Jimmy nodded at his boss and turned to find Cat Grant. He needed to know if she wanted to refine the search terms for her story or keep them broad. Eduardo was digging for some dirt on a councilman who might or might not be selling building inspections. And Lois wanted him to track down some potential Superman sightings in the Pacific Northwest, a task that promised to take considerable time.
But he didn’t care. The Planet had its heart back. The work was still hard, the hours were often long and always unpredictable, the assignments were always variable and sudden, the schedule often conflicted with his real life, and he still had competing priorities when finding time to make all the reporters happy with his research.
But it was fun. Clark and Lois were back, Cat was still there, Lois and Cat had made peace with each other and seemed like friends, and when Cat flirted with Clark, Lois made it clear to her where the lines were – but then the two women would go to lunch together and come back giggling like schoolgirls. Lois’s friend Kim occasionally joined them, and Clark always smiled knowingly when he saw the three of them together.

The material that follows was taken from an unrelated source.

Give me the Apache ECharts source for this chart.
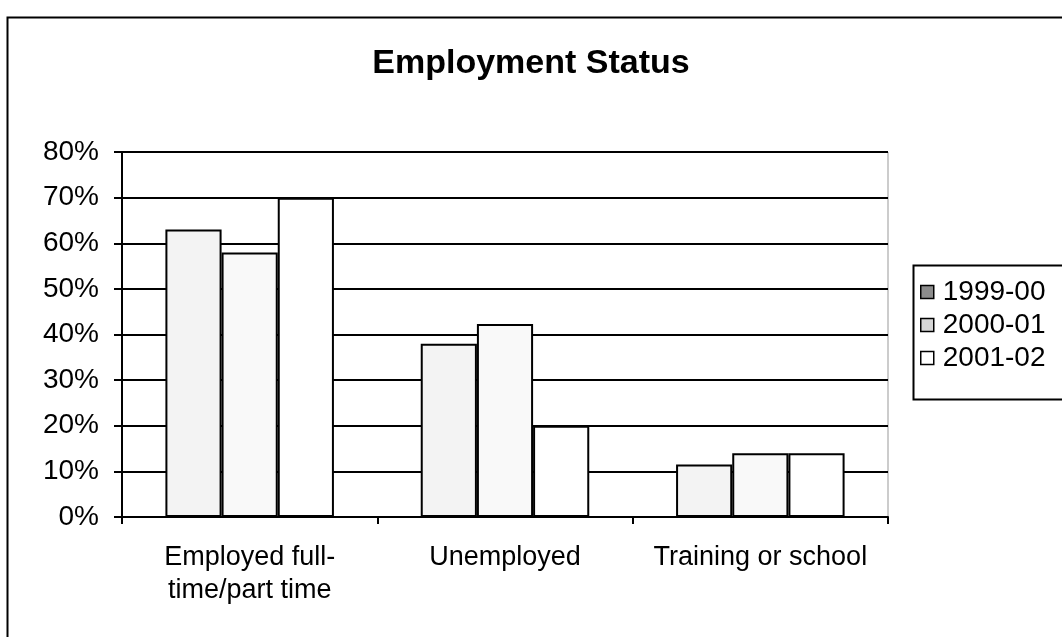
<!DOCTYPE html>
<html>
<head>
<meta charset="utf-8">
<script src="https://cdn.jsdelivr.net/npm/echarts@6/dist/echarts.min.js"></script>
<style>
  html, body { margin: 0; padding: 0; background: #fff; }
  #main { width: 1062px; height: 637px; }
</style>
</head>
<body>
<div id="main"></div>
<script>
  // data
  const categories = ['Employed full-\ntime/part time', 'Unemployed', 'Training or school']
  const seriesNames = ['1999-00', '2000-01', '2001-02']
  const values1999 = [63, 38, 11.5]
  const values2000 = [58, 42.3, 14]
  const values2001 = [70, 20, 14]
  const yTicks = [0, 10, 20, 30, 40, 50, 60, 70, 80]

  const barFills = ['#f3f3f3', '#f9f9f9', '#ffffff']
  const legendFills = ['#8c8c8c', '#d6d6d6', '#ffffff']
  const font = 'Arial, "Liberation Sans", sans-serif'

  const myChart = echarts.init(document.getElementById('main'))

  const allValues = [values1999, values2000, values2001]
  const series = seriesNames.map(function (name, i) {
    return {
      name: name,
      type: 'bar',
      data: allValues[i],
      barGap: '0%',
      barCategoryGap: '34%',
      itemStyle: {
        color: barFills[i],
        borderColor: '#000',
        borderWidth: 2
      },
      emphasis: { disabled: true }
    }
  })

  const option = {
    backgroundColor: '#fff',
    animation: false,
    title: {
      text: 'Employment Status',
      left: 'center',
      top: 42,
      textStyle: {
        fontFamily: font,
        fontSize: 34,
        fontWeight: 'bold',
        color: '#000'
      }
    },
    legend: {
      orient: 'vertical',
      left: 915,
      top: 273,
      icon: 'rect',
      itemWidth: 13,
      itemHeight: 13,
      itemGap: 5,
      textStyle: { fontFamily: font, fontSize: 28, color: '#000', padding: [0, 0, 0, 4] },
      data: seriesNames.map(function (name, i) {
        return { name: name, itemStyle: { color: legendFills[i], borderColor: '#000', borderWidth: 1.5 } }
      })
    },
    grid: {
      left: 122,
      right: 174,
      top: 152,
      bottom: 120,
      show: true,
      borderColor: '#999',
      borderWidth: 1
    },
    xAxis: {
      type: 'category',
      data: categories,
      axisLine: { lineStyle: { color: '#000', width: 2 } },
      axisTick: { show: true, length: 7, inside: false, lineStyle: { color: '#000', width: 2 } },
      axisLabel: {
        fontFamily: font,
        fontSize: 27,
        color: '#000',
        margin: 24,
        lineHeight: 33,
        interval: 0
      }
    },
    yAxis: {
      type: 'value',
      min: 0,
      max: 80,
      interval: 10,
      axisLine: { show: true, lineStyle: { color: '#000', width: 2 } },
      axisTick: { show: true, length: 8, lineStyle: { color: '#000', width: 2 } },
      axisLabel: {
        fontFamily: font,
        fontSize: 28,
        color: '#000',
        margin: 23,
        formatter: function (v) { return yTicks.indexOf(v) >= 0 ? v + '%' : '' }
      },
      splitLine: { lineStyle: { color: '#000', width: 2 } }
    },
    graphic: [
      {
        type: 'rect',
        left: 5,
        top: 15,
        shape: { width: 1200, height: 800 },
        style: { fill: 'none', stroke: '#000', lineWidth: 2 },
        silent: true
      },
      {
        type: 'rect',
        left: 911,
        top: 263,
        shape: { width: 300, height: 134 },
        style: { fill: 'none', stroke: '#000', lineWidth: 2 },
        silent: true
      }
    ],
    series: series
  }

  myChart.setOption(option, true)
</script>
</body>
</html>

He laughed to himself. Cat was still the only woman Lois would allow to play-flirt with Clark. Anyone else had to deal with both women, and at on one memorable occasion, Cat had held Lois back from actually attacking a woman who was making borderline obscene comments about her husband. That woman had decided to avoid Clark, apparently for the rest of her career, for the purpose of living to retirement age.
And boy, did that relationship take some getting used to. He’d been afraid that they’d end the marriage after the assignment was over, but judging by the way they couldn’t keep their hands off each other, that wasn’t happening any time soon – if ever. He’d been sworn to secrecy over Cat and Lois’ actual duet closer, but he knew that Lois planned to surprise Clark with a Whitney Houston-style rendition of “I Will Always Love You.” She hoped it would bring tears to his eyes to match the ones she’d shed every time she’d tried to rehearse it.
Jimmy had actually updated his résumé, but he hadn’t sent it out to anyone. He couldn’t imagine leaving the paper now. It was his home, his refuge, the place he belonged, and no one was going to pry this turtle out of his shell. There was no more talk overheard about anyone looking for a new position with another organization. Eduardo smiled all the time as he filed story after story. Myerson argued about college football with Clark or anyone else who’d give him ten seconds, then go out and bring back a scoop on some international relations thing that always made Lois frown for a moment, then smile. Perry growled good-naturedly at everyone and about everything, then went home to Alice and actually relaxed.
The Daily Planet was a happy family again. And everyone there was happy to belong to that family.